» GIVEN INSTRUCTION:
Retype, exactly as they stand, the lines from the start of the data to the line that contains "plt.rcParams['font.family'] = ['Noto", both ends included. Leave the pictures out.

» SOURCE EXCERPT:
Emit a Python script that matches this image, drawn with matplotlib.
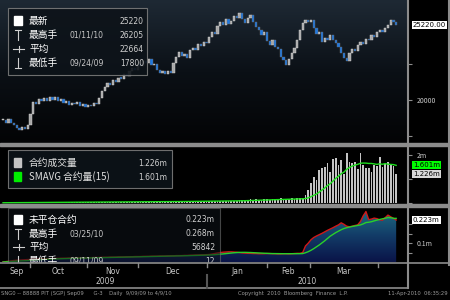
import numpy as np
import pandas as pd
import matplotlib
matplotlib.use("Agg")
import matplotlib.pyplot as plt
import matplotlib.transforms as mtransforms
from matplotlib.colors import LinearSegmentedColormap
from matplotlib.patches import Rectangle

plt.rcParams['font.family'] = ['Noto Sans CJK SC', 'DejaVu Sans']

# daily closes, 9/09/09 .. 4/09/10, one per trading day
close = [
    18610, 18420, 18700, 18380, 18250, 18020, 17880, 18100, 17960, 18240,
    19050, 19880, 19700, 20050, 19900, 20150, 19960, 20220, 20000, 20180,
    19920, 20050, 19780, 19940, 19650, 19820, 19700, 19850, 19560, 19700,
    19480, 19680, 19560, 19800, 19700, 20150, 20600, 20900, 21150, 21020,
    21380, 21250, 21560, 21480, 21800, 21700, 22050, 22200, 22100, 22480,
    22350, 22740, 22600, 22820, 22450, 22500, 22100, 21850, 22050, 21780,
    22000, 21900, 22600, 23000, 23350, 23050, 23200, 22950, 23450, 23600,
    23500, 23900, 23750, 24050, 23950, 24400, 24750, 24600, 25150, 25400,
    25250, 25650, 25300, 25500, 25850, 25700, 26080, 25650, 25380, 25720,
    25950, 25450, 25100, 24850, 24500, 24700, 24100, 23850, 24150, 23700,
    23550, 23000, 22750, 22450, 22850, 23300, 23650, 24200, 24850, 25350,
    25600, 25400, 25550, 25000, 24600, 24750, 24050, 24300, 24150, 24500,
    24200, 24000, 23700, 23300, 22950, 22700, 23250, 23550, 23400, 23850,
    24050, 23900, 24250, 24150, 24500, 24400, 24750, 24900, 24700, 25000,
    25250, 25550, 25400, 25220]

# contract volume, millions
volume = [
    0.01, 0.01, 0.02, 0.01, 0.02, 0.02, 0.03, 0.02, 0.02, 0.03,
    0.02, 0.03, 0.03, 0.02, 0.03, 0.03, 0.02, 0.03, 0.04, 0.03,
    0.03, 0.04, 0.03, 0.03, 0.04, 0.03, 0.04, 0.04, 0.03, 0.04,
    0.04, 0.03, 0.04, 0.05, 0.04, 0.04, 0.05, 0.04, 0.05, 0.04,
    0.05, 0.05, 0.04, 0.05, 0.05, 0.06, 0.05, 0.05, 0.06, 0.05,
    0.05, 0.06, 0.06, 0.05, 0.06, 0.06, 0.05, 0.06, 0.07, 0.06,
    0.06, 0.07, 0.06, 0.07, 0.07, 0.06, 0.07, 0.08, 0.07, 0.07,
    0.08, 0.07, 0.08, 0.08, 0.07, 0.09, 0.08, 0.09, 0.08, 0.09,
    0.09, 0.10, 0.09, 0.10, 0.10, 0.09, 0.11, 0.12, 0.14, 0.13,
    0.15, 0.12, 0.16, 0.14, 0.13, 0.17, 0.15, 0.14, 0.18, 0.16,
    0.15, 0.19, 0.17, 0.16, 0.18, 0.20, 0.17, 0.19, 0.21, 0.22,
    0.33, 0.54, 0.83, 1.08, 0.95, 1.37, 1.46, 1.50, 1.67, 1.30,
    1.83, 1.87, 1.58, 1.79, 1.20, 2.08, 1.71, 1.67, 1.71, 1.40,
    2.08, 1.58, 1.46, 1.46, 1.29, 1.58, 1.55, 1.92, 1.50, 1.62,
    1.71, 1.60, 1.55, 1.226]

# open interest, millions
open_int = [
    0.00001, 0.002, 0.004, 0.006, 0.008, 0.009, 0.010, 0.011, 0.012, 0.013,
    0.014, 0.015, 0.015, 0.016, 0.016, 0.017, 0.017, 0.018, 0.018, 0.019,
    0.019, 0.020, 0.020, 0.020, 0.021, 0.021, 0.021, 0.022, 0.022, 0.022,
    0.023, 0.023, 0.023, 0.024, 0.024, 0.024, 0.025, 0.025, 0.025, 0.026,
    0.026, 0.026, 0.027, 0.027, 0.027, 0.028, 0.028, 0.028, 0.029, 0.029,
    0.029, 0.030, 0.030, 0.030, 0.031, 0.031, 0.031, 0.032, 0.032, 0.032,
    0.033, 0.033, 0.033, 0.034, 0.034, 0.034, 0.035, 0.035, 0.036, 0.036,
    0.037, 0.037, 0.038, 0.038, 0.039, 0.040, 0.042, 0.045, 0.048, 0.050,
    0.052, 0.053, 0.054, 0.054, 0.053, 0.052, 0.050, 0.048, 0.047, 0.046,
    0.046, 0.045, 0.045, 0.044, 0.044, 0.044, 0.045, 0.045, 0.044, 0.044,
    0.043, 0.043, 0.044, 0.044, 0.043, 0.044, 0.045, 0.046, 0.046, 0.050,
    0.085, 0.100, 0.118, 0.130, 0.138, 0.145, 0.152, 0.160, 0.168, 0.175,
    0.182, 0.190, 0.197, 0.208, 0.200, 0.190, 0.187, 0.190, 0.194, 0.197,
    0.215, 0.245, 0.268, 0.225, 0.228, 0.233, 0.230, 0.224, 0.222, 0.235,
    0.249, 0.240, 0.232, 0.223]

# trading-day index where each month starts
month_starts = [0, 9.8, 30.5, 49.1, 74.2, 96, 111.6, 136.4]
month_names = ['Sep', 'Oct', 'Nov', 'Dec', 'Jan', 'Feb', 'Mar']
year_names = ['2009', '2010']

price_legend = [('最新', '', '25220'), ('最高手', '01/11/10', '26205'),
                ('平均', '', '22664'), ('最低手', '09/24/09', '17800')]
vol_legend = [('合约成交量', '1.226m'), ('SMAVG 合约量(15)', '1.601m')]
oi_legend = [('未平仓合约', '', '0.223m'), ('最高手', '03/25/10', '0.268m'),
             ('平均', '', '56842'), ('最低手', '09/11/09', '12')]

n = len(close)
x = np.arange(n)
opens = np.array([close[0]] + close[:-1])
closes = np.array(close)
vol_sma = pd.Series(volume).rolling(15, min_periods=1).mean()
oi_sma = pd.Series(open_int).rolling(10, min_periods=1).mean()

W, H = 450, 300
fig = plt.figure(figsize=(4.5, 3), dpi=100, facecolor='black')


def axes_px(l, t, r, b):
    return fig.add_axes([l / W, 1 - b / H, (r - l) / W, (b - t) / H])


ax_p = axes_px(0, 0, 408, 143)
ax_v = axes_px(0, 147, 408, 204)
ax_o = axes_px(0, 207, 408, 262)
xlim = (-1.1, 147.3)
grey = '#8c8c8c'

for ax in (ax_p, ax_v, ax_o):
    ax.set_facecolor('black')
    for s in ax.spines.values():
        s.set_visible(False)
    ax.yaxis.tick_right()
    ax.tick_params(axis='x', which='both', bottom=False, labelbottom=False)
    ax.tick_params(axis='y', which='both', colors=grey, labelcolor='#c8c8c8',
                   labelsize=5, length=3, width=0.8, pad=3)


def value_box(ax, y, s, fc, tc='black'):
    tr = mtransforms.blended_transform_factory(ax.transAxes, ax.transData)
    ax.text(1.012, y, s, transform=tr, fontsize=5, color=tc, va='center',
            ha='left', clip_on=False, family='DejaVu Sans',
            bbox=dict(boxstyle='square,pad=0.15', fc=fc, ec='none'))


# price panel
p_lo, p_hi = 17007, 26960
bg = LinearSegmentedColormap.from_list('bg', ['#030405', '#0b1016', '#1e2934'])
ax_p.imshow(np.linspace(0, 1, 200)[:, None], extent=[*xlim, p_lo, p_hi],
            origin='lower', aspect='auto', cmap=bg, zorder=0)
lo = np.minimum(closes, opens)
hgt = np.maximum(np.abs(closes - opens), 90)
up = closes >= opens
ax_p.bar(x[up], hgt[up], bottom=lo[up], width=0.85, color='#a8a8a8',
         edgecolor='#d8d8d8', linewidth=0.3, zorder=2)
ax_p.bar(x[~up], hgt[~up], bottom=lo[~up], width=0.85, color='#1f78e0',
         edgecolor='#6a6a6a', linewidth=0.3, zorder=2)
ax_p.set_xlim(xlim)
ax_p.set_ylim(p_lo, p_hi)
ax_p.set_yticks([20000], ['20000'])
ax_p.set_yticks([17500, 22500], minor=True)
value_box(ax_p, close[-1], f'{close[-1]:.2f}', 'white')

# volume panel
ax_v.bar(x, volume, width=0.6, color='#c4c4c4', edgecolor='none', zorder=2)
ax_v.plot(x, vol_sma, color='#1ee01e', lw=1, zorder=3)
ax_v.set_xlim(xlim)
ax_v.set_ylim(-0.042, 2.333)
ax_v.set_yticks([2.0], ['2m'])
ax_v.set_yticks([0, 1.0], minor=True)
value_box(ax_v, vol_sma.iloc[-1], vol_legend[1][1], '#00ff00')
value_box(ax_v, volume[-1], vol_legend[0][1], '#d8d8d8')

# open interest panel
oi_cm = LinearSegmentedColormap.from_list('oi', ['#0a1448', '#123a66', '#1d6a80'])
poly = ax_o.fill_between(x, 0, open_int, facecolor='none', edgecolor='none')
im = ax_o.imshow(np.linspace(0, 1, 200)[:, None],
                 extent=[x[0], x[-1], 0, max(open_int)], origin='lower',
                 aspect='auto', cmap=oi_cm, zorder=1)
im.set_clip_path(poly.get_paths()[0], transform=ax_o.transData)
ax_o.plot(x, open_int, color='#d01818', lw=1, zorder=3)
ax_o.plot(x, oi_sma, color='#2ad02a', lw=1, zorder=4)
ax_o.set_xlim(xlim)
ax_o.set_ylim(0, 0.292)
ax_o.set_yticks([0.1], ['0.1m'])
ax_o.set_yticks([0.05, 0.15, 0.2], minor=True)
value_box(ax_o, open_int[-1], oi_legend[0][2], 'white')

# overlay for frames, legends and date axis (pixel coords)
ov = fig.add_axes([0, 0, 1, 1], zorder=10)
ov.set_xlim(0, W)
ov.set_ylim(H, 0)
ov.axis('off')

ov.add_patch(Rectangle((0, 143), W, 3, color=grey, zorder=1))
ov.add_patch(Rectangle((0, 204), W, 3, color=grey, zorder=1))
ov.plot([407.5, 407.5], [0, 288], color=grey, lw=1.5, zorder=6)
ov.plot([448.5, 448.5], [0, 265], color=grey, lw=1.5, zorder=6)


def legend_box(l, t, r, b, alpha=0.9):
    ov.add_patch(Rectangle((l, t), r - l, b - t, fc='#0d1319', ec='#7a7a7a',
                           lw=0.8, alpha=alpha, zorder=2))


def legend_rows(rows, y0, dy, xv, sym):
    for i, (lab, date, val) in enumerate(rows):
        y = y0 + i * dy
        kind = sym[i]
        if kind == 'box':
            ov.add_patch(Rectangle((14, y - 5), 8, 9, color='white', zorder=3))
        elif kind == 'hi':
            ov.plot([15, 21], [y - 5, y - 5], color='#d0d0d0', lw=0.8, zorder=3)
            ov.plot([18, 18], [y - 5, y + 5], color='#d0d0d0', lw=0.8, zorder=3)
        elif kind == 'avg':
            ov.plot([13, 24], [y, y], color='#d0d0d0', lw=0.8, zorder=3)
            ov.plot([18.5, 18.5], [y - 3, y + 3], color='#d0d0d0', lw=0.8, zorder=3)
        elif kind == 'lo':
            ov.plot([15, 21], [y + 5, y + 5], color='#d0d0d0', lw=0.8, zorder=3)
            ov.plot([18, 18], [y - 5, y + 5], color='#d0d0d0', lw=0.8, zorder=3)
        ov.text(29, y, lab, fontsize=7, color='white', va='center', zorder=3)
        if date:
            ov.text(29 + 12 * len(lab) - 3 + 8, y, date, fontsize=5.5,
                    color='#c8c8c8', va='center', zorder=3, family='DejaVu Sans')
        ov.text(xv, y, val, fontsize=5.5, color='#d0d0d0', va='center',
                ha='right', zorder=3, family='DejaVu Sans')


sym = ['box', 'hi', 'avg', 'lo']
legend_box(8, 8, 147, 75)
legend_rows(price_legend, 21, 14, 144, sym)

legend_box(8, 150, 172, 188)
vol_cols = ['#c4c4c4', '#00ee00']
for i, (lab, val) in enumerate(vol_legend):
    y = 163 + i * 14
    ov.add_patch(Rectangle((14, y - 5), 7, 9, color=vol_cols[i], zorder=3))
    ov.text(29, y, lab, fontsize=7, color='#e0e0e0', va='center', zorder=3)
    ov.text(167, y, val, fontsize=5.5, color='#d0d0d0', va='center',
            ha='right', zorder=3, family='DejaVu Sans')

legend_box(8, 208, 220, 270, alpha=0.55)
legend_rows(oi_legend, 220, 13.7, 215, sym)

# date axis
ov.add_patch(Rectangle((0, 263), 407, 26, fc='black', ec='none', zorder=5))
ov.plot([0, W], [263, 263], color=grey, lw=1.2, zorder=6)
ov.plot([0, 407.5], [288, 288], color=grey, lw=1.2, zorder=6)
tr_d = mtransforms.blended_transform_factory(ax_o.transData, ov.transData)
for i, name in enumerate(month_names):
    mid = (month_starts[i] + month_starts[i + 1]) / 2
    ov.text(mid, 271, name, transform=tr_d, fontsize=5.5, color='#c8c8c8',
            ha='center', va='center', zorder=7, family='DejaVu Sans')
for m in month_starts[1:]:
    ov.plot([m, m], [263, 266.5], transform=tr_d, color=grey, lw=1, zorder=7)
jan = month_starts[4]
ov.plot([jan, jan], [275, 288], transform=tr_d, color='#555555', lw=1.5, zorder=7)
year_mid = [(month_starts[0] + jan) / 2, (jan + xlim[1]) / 2]
for ym, yn in zip(year_mid, year_names):
    ov.text(ym, 282, yn, transform=tr_d, fontsize=5.5, color='#c8c8c8',
            ha='center', va='center', zorder=7, family='DejaVu Sans')

# status line
st = dict(fontsize=3.8, color='#9a9a9a', va='center', family='DejaVu Sans')
ov.text(1, 294, 'SNG0 -- 88888 PIT (SGP) Sep09      G-3    Daily  9/09/09 to 4/9/10', **st)
ov.text(238, 294, 'Copyright  2010  Bloomberg  Finance  L.P.', **st)
ov.text(448, 294, '11-Apr-2010  06:35:29', ha='right', **st)

fig.savefig('out.png', dpi=100, facecolor='black')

» PROBLEM SOLUTION:
Emit a Python script that matches this image, drawn with matplotlib.
import numpy as np
import pandas as pd
import matplotlib
matplotlib.use("Agg")
import matplotlib.pyplot as plt
import matplotlib.transforms as mtransforms
from matplotlib.colors import LinearSegmentedColormap
from matplotlib.patches import Rectangle

plt.rcParams['font.family'] = ['Noto Sans CJK SC', 'DejaVu Sans']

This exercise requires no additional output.